As we mentioned above, it’s highly encouraged that you not only find a good location to store your machine but you’ll want to cover it up to protect it from the sun and other elements. What should you use to cover up your UTV? Any kind of breathable fabric will work. A breathable fabric will allow moisture to escape so your side-by-side won’t rust.
You might even want to consider one of our SuperATV Full Cab Enclosures. We’ve all lived or heard the horror stories of small animals making their homes in our machines during the winter. It’s the same ol’ story year after year. You go to start your rig to find a couple of mice have eaten through the wiring. A full cab enclosure will help preserve your cab’s interior and deter unwanted pests from claiming it as their winter abode.
Nothing beats the feeling of getting into a clean machine so don’t leave yours dirty. Plus, it doesn’t take long for dirt, mud, and trail debris to build up. And by properly cleaning your rig you prevent and prolong the wear and tare, rust, and corrosion. With a clean interior come springtime, all you have to do is get in and go.
If you have a metal tank, fill that sucker all the way up and add a stabilizer. Why add a stabilizer? Because then you won’t have to drain the fuel from your tank prior to storing it. It keeps the fuel fresh for up to 24 months and it stops the oxidation process from happening. Therefore the fuel will stay at full strength without gumming up the surrounding parts. This means that when winter is over and you look at the gas in the tank, it should look and work about the same as it did when you put it in the tank before winterizing your UTV.
If you have a plastic tank—drain the tank, the fuel lines, and the carburetor.
If your machine needs any regular maintance now would be the time to do it.
When things get cold they shrink—we can’t name a winter when the low tire pressure light didn’t come on. Therefore, inflating your tires will keep them from becoming damaged if they flatten completely.

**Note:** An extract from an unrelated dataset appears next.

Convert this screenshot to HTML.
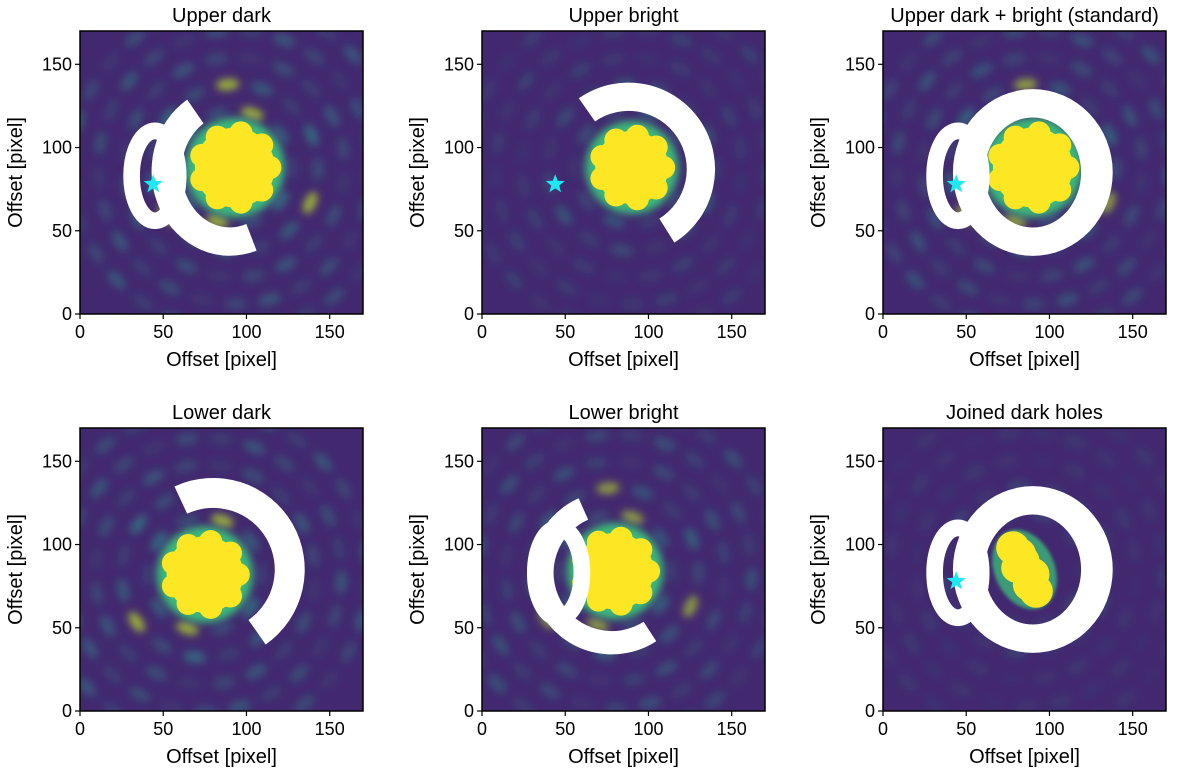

You may even want to consider putting down a rubber mat and parking your UTV on top of it, for an extra cushion on your tires and wheels.
Don’t let the cold zap your battery—invest in a trickle charger. A trickle charger prevents car batteries from losing enough charge to stop them from working. There’s nothing like getting in your side-by-side expecting to plow some snow and your battery is dead. A trickle charger will save you come the colder months.
Make the most out of your downtime—install all upgrades during this winter season so you don’t waist vauluable trail time come this spring.